Other research (e.g., N’gbala & Branscombe, 1995), however, indicates that the effect of mutability manipulations on causal judgments may have had more to do with the specific hypothetical scenarios used in previous experiments than with a robust effect of counterfactual thinking on causal selection. For instance, Mandel and Lehman (1996, Experiment 3) showed that, when participants read a case that afforded the opportunity to select different antecedents in counterfactual and causal judgment tasks, mutability manipulations influenced counterfactual assessments but had no reliable effect on causal judgments. 

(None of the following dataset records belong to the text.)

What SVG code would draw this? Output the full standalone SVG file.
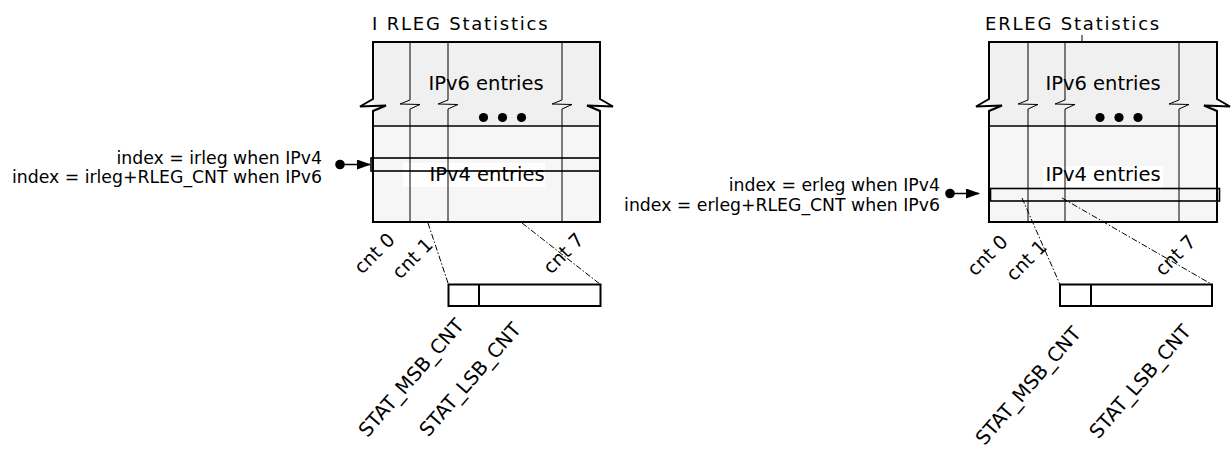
<svg xmlns="http://www.w3.org/2000/svg" width="1231" height="453" viewBox="0 0 1231 453">
<style>
text{font-family:"DejaVu Sans",Verdana,sans-serif;fill:#000}
.t17{font-size:17.3px}
.cnt{font-size:19px}
.stat{font-size:19.5px}
.big{font-size:19.5px}
.title{font-size:18px;letter-spacing:1.8px}
.up{fill:#f0f0f0;stroke:none}
.low{fill:#f6f6f6;stroke:none}
.frame{fill:none;stroke:#000;stroke-width:2}
.col{fill:none;stroke:#000;stroke-width:1}
.row{fill:none;stroke:#000;stroke-width:1.6}
.dd{fill:none;stroke:#000;stroke-width:1;stroke-dasharray:6 2 1.5 2}
.sm{fill:#fff;stroke:#000;stroke-width:2}
</style>
<defs>
<marker id="ah" markerWidth="14" markerHeight="12" refX="13" refY="5" orient="auto" markerUnits="userSpaceOnUse">
<path d="M0,0 L14,5 L0,10 Z" fill="#000"/>
</marker>
</defs>

<g id="irleg">
<text class="title" x="372" y="30">I RLEG Statistics</text>
<rect class="up" x="373" y="42" width="227" height="84"/>
<rect class="low" x="373" y="126" width="227" height="96"/>
<rect x="403" y="163" width="142" height="24" fill="#fff"/>
<path class="col" d="M410,42 V100 L400,104 L420,104.5 L410,109 V222 M448,42 V100 L438,104 L458,104.5 L448,109 V222 M562,42 V100 L552,104 L572,104.5 L562,109 V222"/>
<path class="frame" d="M373,222 V111 L386,105.5 L360,106.5 L373,99 V42 H600 V99 L613,106.5 L587,105.5 L600,111 V222 Z"/>
<line x1="373" y1="126" x2="600" y2="126" stroke="#000" stroke-width="1.5"/>
<text class="big" x="486" y="90" text-anchor="middle">IPv6 entries</text>
<circle cx="483.5" cy="117.5" r="4.6"/><circle cx="502.5" cy="117.5" r="4.6"/><circle cx="521.5" cy="117.5" r="4.6"/>
<rect class="row" x="371" y="158" width="229" height="13"/>
<text class="big" x="487" y="181" text-anchor="middle">IPv4 entries</text>
<text class="cnt" x="396" y="241" text-anchor="end" transform="rotate(-45 396 241)">cnt 0</text>
<text class="cnt" x="434" y="246" text-anchor="end" transform="rotate(-45 434 246)">cnt 1</text>
<text class="cnt" x="585" y="241" text-anchor="end" transform="rotate(-45 585 241)">cnt 7</text>
<rect class="sm" x="448.5" y="284.5" width="152" height="21.5"/>
<line x1="479" y1="284.5" x2="479" y2="306" stroke="#000" stroke-width="2"/>
<text class="stat" x="465" y="326" text-anchor="end" transform="rotate(-49 465 326)">STAT_MSB_CNT</text>
<text class="stat" x="522" y="330" text-anchor="end" transform="rotate(-49 522 330)">STAT_LSB_CNT</text>
<text class="t17" x="322" y="164" text-anchor="end">index = irleg when IPv4</text>
<text class="t17" x="322" y="183" text-anchor="end">index = irleg+RLEG_CNT when IPv6</text>
</g>

<g id="erleg">
<text class="title" x="985" y="30">ERLEG Statistics</text>
<line x1="1082" y1="35" x2="1082" y2="42" stroke="#000" stroke-width="1"/>
<rect class="up" x="989" y="42" width="228" height="84"/>
<rect class="low" x="989" y="126" width="228" height="96"/>
<rect x="1043" y="166" width="120" height="22" fill="#fff"/>
<path class="col" d="M1028,42 V100 L1018,104 L1038,104.5 L1028,109 V222 M1065,42 V100 L1055,104 L1075,104.5 L1065,109 V222 M1179,42 V100 L1169,104 L1189,104.5 L1179,109 V222"/>
<path class="frame" d="M989,222 V111 L1002,105.5 L976,106.5 L989,99 V42 H1217 V99 L1230,106.5 L1204,105.5 L1217,111 V222 Z"/>
<line x1="989" y1="126" x2="1217" y2="126" stroke="#000" stroke-width="1.5"/>
<text class="big" x="1103" y="90" text-anchor="middle">IPv6 entries</text>
<circle cx="1100" cy="117.5" r="4.6"/><circle cx="1119" cy="117.5" r="4.6"/><circle cx="1138" cy="117.5" r="4.6"/>
<rect class="row" x="990.5" y="188.5" width="229" height="12.5"/>
<text class="big" x="1103" y="181" text-anchor="middle">IPv4 entries</text>
<text class="cnt" x="1009" y="243" text-anchor="end" transform="rotate(-45 1009 243)">cnt 0</text>
<text class="cnt" x="1048" y="248" text-anchor="end" transform="rotate(-45 1048 248)">cnt 1</text>
<text class="cnt" x="1197" y="243" text-anchor="end" transform="rotate(-45 1197 243)">cnt 7</text>
<rect class="sm" x="1060" y="284.5" width="152" height="21.5"/>
<line x1="1091" y1="284.5" x2="1091" y2="306" stroke="#000" stroke-width="2"/>
<text class="stat" x="1082" y="334" text-anchor="end" transform="rotate(-49 1082 334)">STAT_MSB_CNT</text>
<text class="stat" x="1192" y="332" text-anchor="end" transform="rotate(-49 1192 332)">STAT_LSB_CNT</text>
<text class="t17" x="940" y="191" text-anchor="end">index = erleg when IPv4</text>
<text class="t17" x="940" y="211" text-anchor="end">index = erleg+RLEG_CNT when IPv6</text>
</g>

<g id="connectors">
<circle cx="340" cy="164.5" r="4.8"/>
<line x1="340" y1="164.5" x2="370" y2="164.5" stroke="#000" stroke-width="1.5" marker-end="url(#ah)"/>
<circle cx="950" cy="193.5" r="4.8"/>
<line x1="950" y1="193.5" x2="979" y2="193.5" stroke="#000" stroke-width="1.5" marker-end="url(#ah)"/>
<line class="dd" x1="428" y1="223" x2="448.5" y2="284.5"/>
<line class="dd" x1="522" y1="223" x2="600.5" y2="284.5"/>
<line class="dd" x1="1022" y1="198" x2="1060" y2="284.5"/>
<line class="dd" x1="1062" y1="198" x2="1212" y2="284.5"/>
</g>
</svg>
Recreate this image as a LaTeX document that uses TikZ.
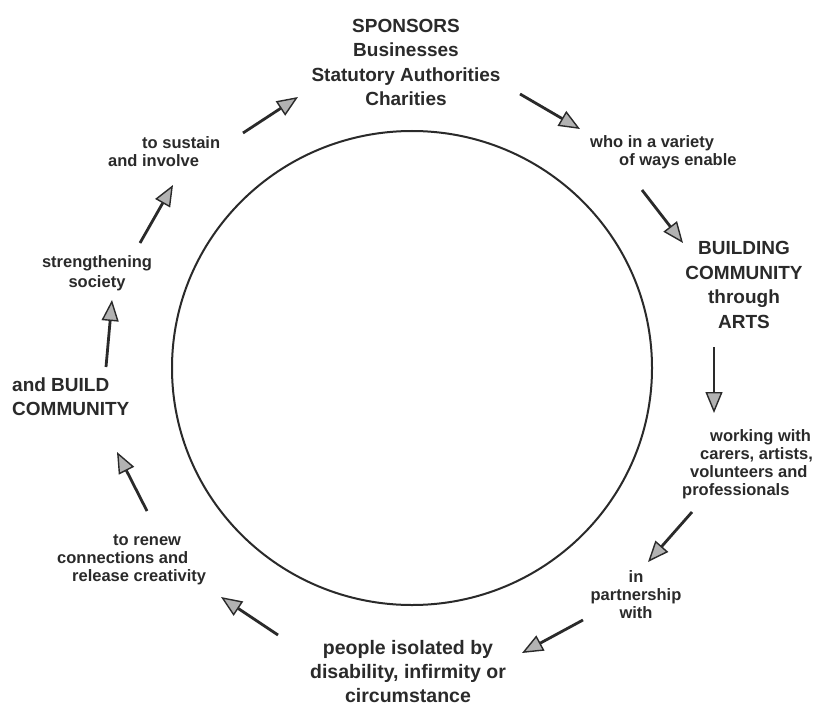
\documentclass[tikz,border=0pt]{standalone}
\usepackage{fontspec}
\setmainfont{Liberation Sans}
\usetikzlibrary{arrows.meta}
\definecolor{ink}{HTML}{2A2A2A}
\begin{document}
\begin{tikzpicture}[x=1pt,y=-1pt,
  big/.style={font=\bfseries\fontsize{19}{24.5}\selectfont, text=ink, inner sep=0pt, align=center},
  small/.style={font=\bfseries\fontsize{16.5}{18}\selectfont, text=ink, inner sep=0pt},
  flow/.style={line width=2.8pt, draw=ink,
    -{Triangle[length=21pt,width=17pt,fill=gray!60,line width=1.4pt]}}]
\useasboundingbox (0,0) rectangle (816,706);
\fill[white] (0,0) rectangle (816,706);
% circle
\draw[line width=2pt, draw=ink] (412,368) ellipse [x radius=240, y radius=237];
% texts
\node[big] (spons) at (406,62.5) {SPONSORS\\Businesses\\Statutory Authorities\\Charities};
\node[small, align=left, anchor=west] (who) at (590,152.5) {who in a variety\\\hspace*{29pt}of ways enable};
\node[big] (bca) at (744,285) {BUILDING\\COMMUNITY\\through\\ARTS};
\node[small, align=left, anchor=west] (work) at (682,464) {\hspace*{28pt}working with\\\hspace*{18pt}carers, artists,\\\hspace*{8pt}volunteers and\\professionals};
\node[small, align=center] (part) at (636,595) {in\\partnership\\with};
\node[big, font=\bfseries\fontsize{19.5}{24}\selectfont] (people) at (408,672) {people isolated by\\disability, infirmity or\\circumstance};
\node[small, align=left, anchor=west] (renew) at (57,560) {\hspace*{56pt}to renew\\connections and\\\hspace*{15pt}release creativity};
\node[big, align=left, anchor=west, font=\bfseries\fontsize{19}{24}\selectfont] (andb) at (12,397) {and BUILD\\COMMUNITY};
\node[small, align=center, font=\bfseries\fontsize{16.5}{19.5}\selectfont] (streng) at (97,273) {strengthening\\society};
\node[small, align=left, anchor=west] (sustain) at (108,152) {\hspace*{34pt}to sustain\\and involve};
% arrow end points
\coordinate (a1s) at (243,133); \coordinate (a1e) at (298,97);
\coordinate (a2s) at (520,94);  \coordinate (a2e) at (580,129);
\coordinate (a3s) at (642,190); \coordinate (a3e) at (683,243);
\coordinate (a4s) at (714,347); \coordinate (a4e) at (714,413);
\coordinate (a5s) at (692,512); \coordinate (a5e) at (648,562);
\coordinate (a6s) at (583,620); \coordinate (a6e) at (522,653);
\coordinate (a7s) at (278,635); \coordinate (a7e) at (221,597);
\coordinate (a8s) at (147,511); \coordinate (a8e) at (117,452);
\coordinate (a9s) at (106,367); \coordinate (a9e) at (112,300);
\coordinate (a10s) at (140,243); \coordinate (a10e) at (173,185);
\draw[flow] (a1s) -- (a1e);
\draw[flow] (a2s) -- (a2e);
\draw[flow] (a3s) -- (a3e);
\draw[flow] (a4s) -- (a4e);
\draw[flow] (a5s) -- (a5e);
\draw[flow] (a6s) -- (a6e);
\draw[flow] (a7s) -- (a7e);
\draw[flow] (a8s) -- (a8e);
\draw[flow] (a9s) -- (a9e);
\draw[flow] (a10s) -- (a10e);
\end{tikzpicture}
\end{document}
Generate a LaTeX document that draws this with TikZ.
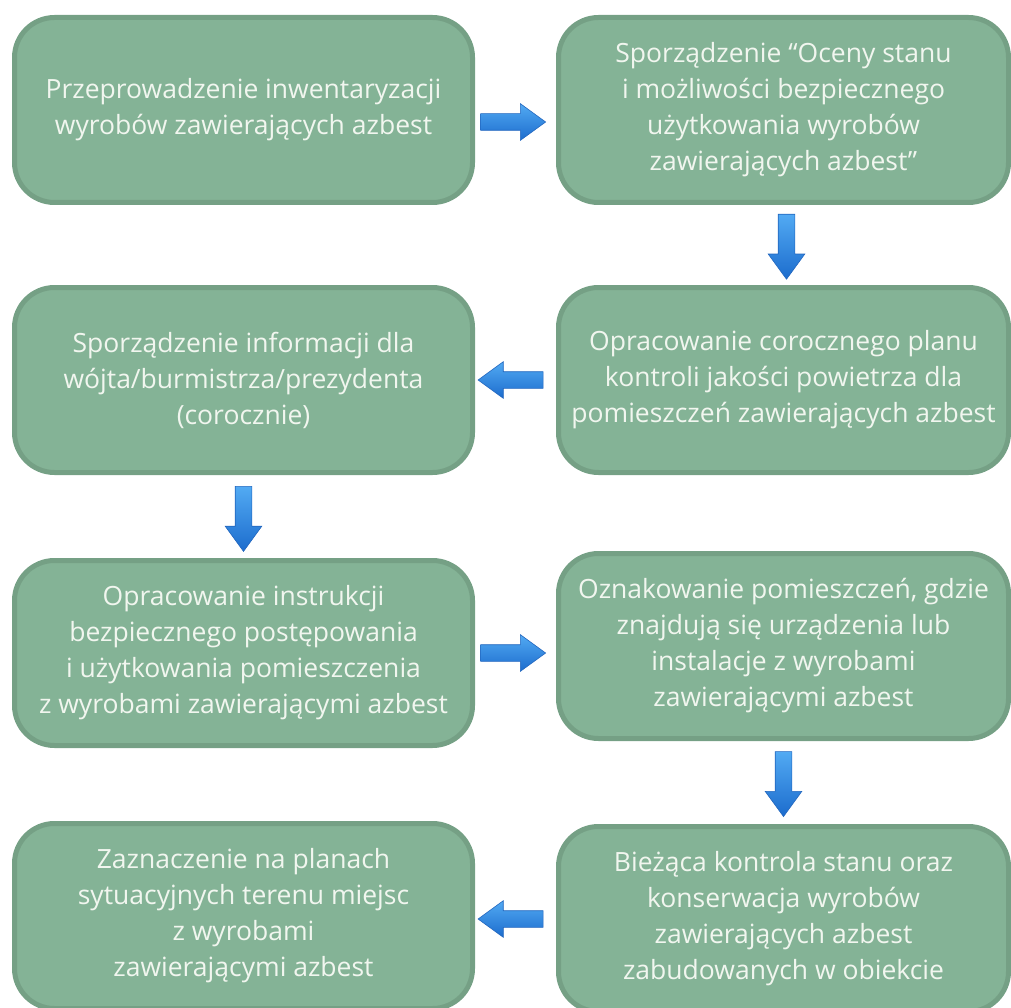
\documentclass[tikz,border=0pt]{standalone}
\usepackage{fontspec}
\setmainfont{Open Sans}
\usetikzlibrary{shapes.arrows}
\definecolor{boxfill}{RGB}{132,179,150}
\definecolor{boxline}{RGB}{117,160,133}
\definecolor{boxtext}{RGB}{241,246,239}
\definecolor{arrowtop}{RGB}{82,170,243}
\definecolor{arrowbot}{RGB}{28,108,205}
\definecolor{arrowline}{RGB}{34,102,190}

\begin{document}
\begin{tikzpicture}[x=1pt,y=1pt,
    box/.style={draw=boxline, line width=5pt, fill=boxfill, rounded corners=40pt,
      minimum height=185pt, inner sep=0pt, align=center, text=boxtext,
      font=\fontsize{26.5}{36}\selectfont},
    leftbox/.style={box, minimum width=458pt},
    rightbox/.style={box, minimum width=450pt},
    blockarrow/.style={single arrow, draw=arrowline, line width=0.6pt,
      top color=arrowtop, bottom color=arrowbot, inner xsep=0pt, inner ysep=8pt,
      single arrow head extend=10pt, single arrow tip angle=72,
      minimum height=65pt, sloped, allow upside down}]
    \useasboundingbox (0,0) rectangle (1011,-1008);
    \node[leftbox] (inw) at (243.5,-110) {Przeprowadzenie inwentaryzacji\\wyrobów zawierających azbest};
    \node[rightbox] (ocena) at (783.5,-110) {Sporządzenie “Oceny stanu\\i możliwości bezpiecznego\\użytkowania wyrobów\\zawierających azbest”};
    \node[rightbox] (plan) at (783.5,-380) {Opracowanie corocznego planu\\kontroli jakości powietrza dla\\pomieszczeń zawierających azbest};
    \node[leftbox] (info) at (243.5,-380) {Sporządzenie informacji dla\\wójta/burmistrza/prezydenta\\(corocznie)};
    \node[leftbox] (instr) at (243.5,-653) {Opracowanie instrukcji\\bezpiecznego postępowania\\i użytkowania pomieszczenia\\z wyrobami zawierającymi azbest};
    \node[rightbox] (oznak) at (783.5,-646) {Oznakowanie pomieszczeń, gdzie\\znajdują się urządzenia lub\\instalacje z wyrobami\\zawierającymi azbest};
    \node[rightbox] (kontr) at (783.5,-919) {Bieżąca kontrola stanu oraz\\konserwacja wyrobów\\zawierających azbest\\zabudowanych w obiekcie};
    \node[leftbox] (plany) at (243.5,-916) {Zaznaczenie na planach\\sytuacyjnych terenu miejsc\\z wyrobami\\zawierającymi azbest};

    \path ([yshift=-12pt]inw.east) -- node[blockarrow, pos=0.4] {} ([yshift=-12pt]inw.east -| ocena.west);
    \path ([xshift=3pt]ocena.south) -- node[blockarrow, pos=0.45] {} ([xshift=3pt]plan.north);
    \path (plan.west) -- node[blockarrow, pos=0.49] {} (plan.west -| info.east);
    \path (info.south) -- node[blockarrow, pos=0.46] {} (instr.north);
    \path (instr.east) -- node[blockarrow, pos=0.4] {} (instr.east -| oznak.west);
    \path (oznak.south) -- node[blockarrow, pos=0.45] {} (kontr.north);
    \path (kontr.west) -- node[blockarrow, pos=0.49] {} (kontr.west -| plany.east);
\end{tikzpicture}
\end{document}
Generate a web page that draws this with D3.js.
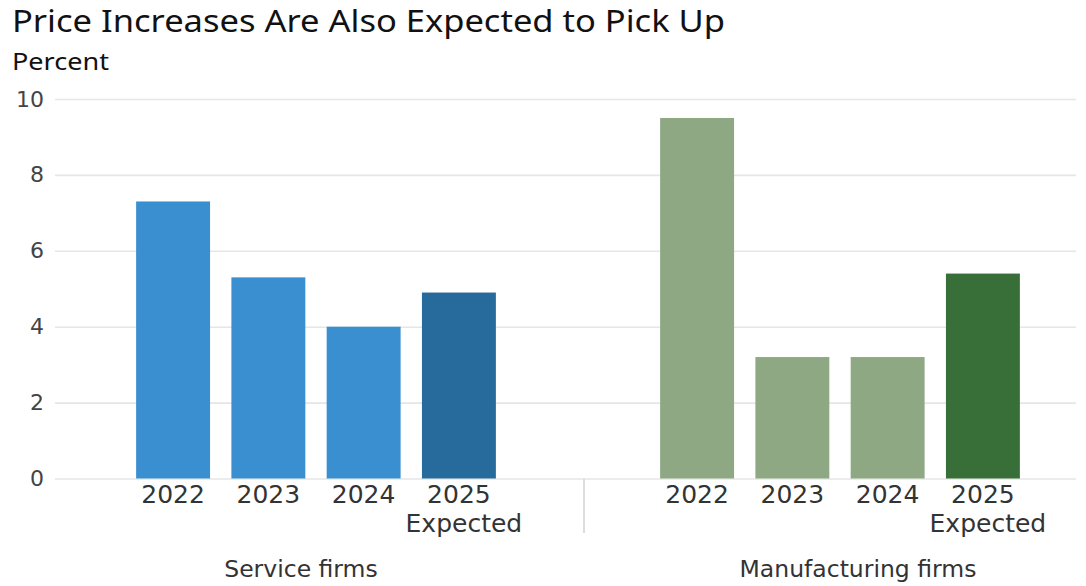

Importantly, no research to date has directly addressed the basic question of whether the effect of counterfactual thinking on attribution differs in reliable and consequential ways from the effect of factual thinking. That is, does thinking counterfactually about what might, could, or would have been have a greater impact on attribution than thinking factually about what was? The closest study in this regard is one by McCloy and Byrne (2017, Experiment 1). Participants in one condition were instructed to think counterfactually about a hypothetical case that they had just considered by completing an “if only…” sentence stem, whereas participants in a control condition were not asked to do so. Participants then rated the importance of a single causal candidate. Mean causal importance ratings did not differ between the counterfactual and control conditions. As McCloy and Byrne (2017) acknowledged, however, the null finding in their study is difficult to interpret because the completion task did not constrain attention to a specific antecedent, whereas the causal rating task did. Given the strong claims that have been made about the consequential effects of counterfactual thinking on causal judgment and related attribution processes, research that directly compares the effect of counterfactual and factual thinking on dependent measures such as causality, prevention, blame, and control is sorely needed. 

For instance, consider Roese and Olson’s (1995a) claim that although “…not all conditionals are causal…counterfactuals, by virtue of the falsity of their antecedents, represent one class of conditional propositions that are always causal. The reason for this is that with its assertion of a false antecedent, the counterfactual sets up an inherent relation to a factual state of affairs” (p. 11). This proposal suggests not only that counterfactual conditional thinking can influence causal judgment, but that it should have a stronger effect on causal judgment than comparable factual conditional thinking, which would not necessarily automatically recruit a contrast case. Recent extensions of mental model theory (e.g., Byrne, 1997; Byrne & Tasso, 1999) have reached similar conclusions—namely that, whereas counterfactual conditionals automatically “recover” factual models, thus establishing a salient contrast case, factual conditionals do not automatically recover counterfactual models. These accounts do not hedge on the prediction that counterfactual and factual modes of thinking will produce different effects on causal attribution and prompt different cognitive representations.